Now we can approximate the solution $(\alpha, \beta)$ of interest between the curves $f(x, y) = 0$ and $g(x, y) = 0$ with the solution between the lines $p_1(x, y) = 0$ and $q_1(x, y) = 0$. Let $(x_1, y_1)$ be the solution to the now linear system, $\left\{\begin{matrix} p_1(x, y) = 0\\ q_1(x, y) = 0 \end{matrix}\right.$. Then $(x_1, y_1)$ will hopefully be a better approximation to the solution $(\alpha, \beta)$ of the nonlinear system from earlier.

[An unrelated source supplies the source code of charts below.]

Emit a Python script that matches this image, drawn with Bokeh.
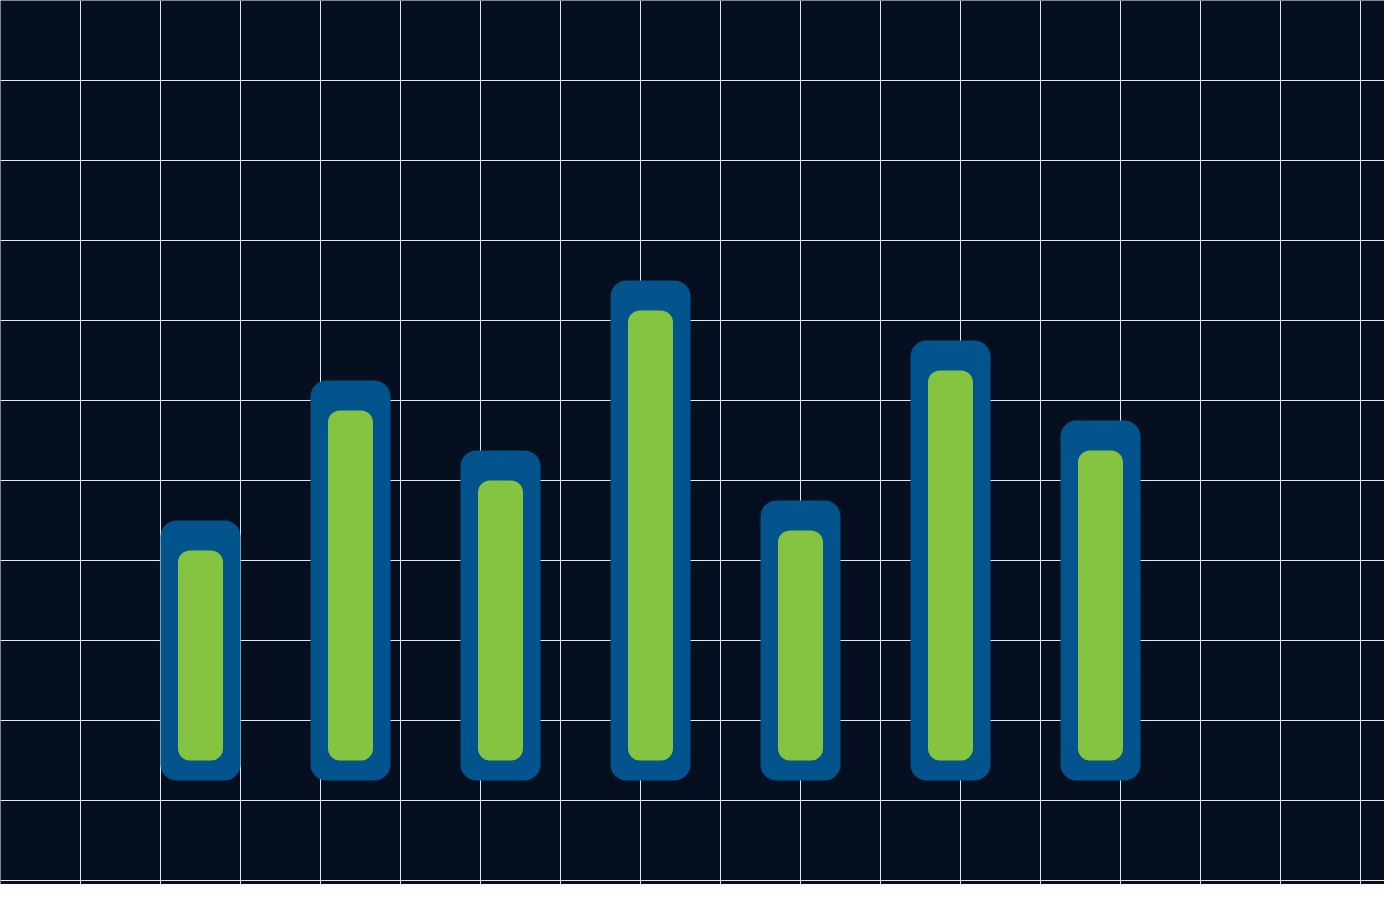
from bokeh.plotting import figure
from bokeh.models import Range1d, FixedTicker
from bokeh.embed import file_html
from bokeh.resources import INLINE

# Data: seven bars, no labels in the original
bar_index = [0, 1, 2, 3, 4, 5, 6]
bar_values = [26, 40, 33, 50, 28, 44, 36]

BG = "#050f1f"
BLUE = "#03548c"
GREEN = "#84c441"

# px per unit (bar spacing 150px, 10px per value unit), baseline at y=780
X_PX, Y_PX = 150.0, 10.0
X0_PX, BASE_PX = 200.0, 780.0
W, H = 1384, 884


def xd(px):
    return (px - X0_PX) / X_PX


def yd(px):
    return (BASE_PX - px) / Y_PX


p = figure(width=W, height=H, output_backend="svg", toolbar_location=None,
           x_axis_location=None, y_axis_location=None,
           x_range=Range1d(xd(0), xd(W)),
           y_range=Range1d(yd(H), yd(0)),
           min_border=0, background_fill_color=BG, border_fill_color=BG,
           outline_line_color=None)

# 80px grid
p.xgrid.ticker = FixedTicker(ticks=[xd(80 * k) for k in range(1, 19)])
p.ygrid.ticker = FixedTicker(ticks=[yd(80 * k) for k in range(1, 12)])
p.grid.grid_line_color = "white"
p.grid.grid_line_alpha = 0.9
p.grid.grid_line_width = 1

# outer blue bars
p.vbar(x=bar_index, top=bar_values, bottom=0, width=80 / X_PX,
       fill_color=BLUE, line_color=None, border_radius=16)

# inner green bars (inset 20px bottom, 30px top)
inner_top = [v - 30 / Y_PX for v in bar_values]
p.vbar(x=bar_index, top=inner_top, bottom=20 / Y_PX, width=45 / X_PX,
       fill_color=GREEN, line_color=None, border_radius=12)

open("out.html", "w").write(file_html(p, INLINE))
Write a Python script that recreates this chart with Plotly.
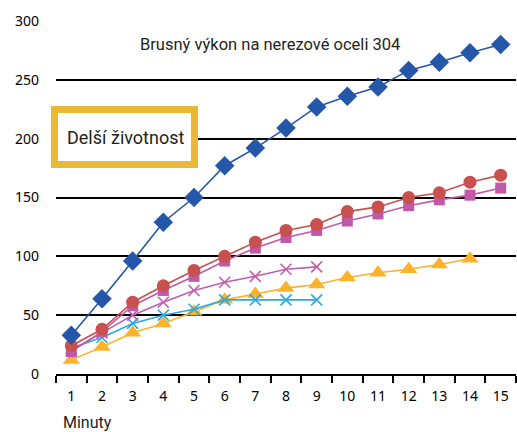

Now to find the intersection of $p_1(x, y) = 0$ and $q_1(x, y) = 0$ is simple. We only need to solve the following system of equations:

(6)
\begin{align} \quad f(x_0, y_0) + (x - x_0)\frac{\partial}{\partial x} f(x_0, y_0) + (y - y_0) \frac{\partial}{\partial y} f(x_0, y_0) = 0 \\ \quad g(x_0, y_0) + (x - x_0)\frac{\partial}{\partial x} g(x_0, y_0) + (y - y_0) \frac{\partial}{\partial y} g(x_0, y_0) = 0 \end{align}

This system can be more nicely compressed using matrices. If we let $x - x_0 = \delta_x$ and $y - y_0 = \delta y$ then:

(7)
\begin{align} \quad \begin{bmatrix} \frac{\partial}{\partial x}f(x_0, y_0) & \frac{\partial}{\partial y} f(x_0, y_0)\\ \frac{\partial}{\partial x}g(x_0, y_0) & \frac{\partial}{\partial x}g(x_0, y_0) \end{bmatrix} \begin{bmatrix} \delta_x \\ \delta_y \end{bmatrix} = - \begin{bmatrix} f(x_0, y_0)\\ g(x_0, y_0) \end{bmatrix} \end{align}

The (hopefully) better approximation to the solution $(\alpha, \beta)$ will be $(x_1, y_1)$ where $x_1 = x_0 + \delta_x$ and $y_1 = y_0 + \delta_y$. We can then repeat this process in hopes that the sequence of approximations $(x_0, y_0)$, $(x_1, y_1)$, …, $(x_n, y_n)$, … converges to the solution $(\alpha, \beta)$. More generally, each iteration of this algorithm for $n = 0, 1, 2, ...$ can be computed in matrix form as:

(8)
\begin{align} \quad \begin{bmatrix} \frac{\partial}{\partial x}f(x_n, y_n) & \frac{\partial}{\partial y} f(x_n, y_n)\\ \frac{\partial}{\partial x}g(x_n, y_n) & \frac{\partial}{\partial x}g(x_n, y_n) \end{bmatrix} \begin{bmatrix} \delta_{x, n}\\ \delta_{y, n} \end{bmatrix} = - \begin{bmatrix} f(x_n, y_n)\\ g(x_n, y_n) \end{bmatrix} \end{align}

And each successive approximation is given by $x_{n+1} = x_n + \delta_{x, n}$ and $y_{n+1} = y_n + \delta_{y, n}$.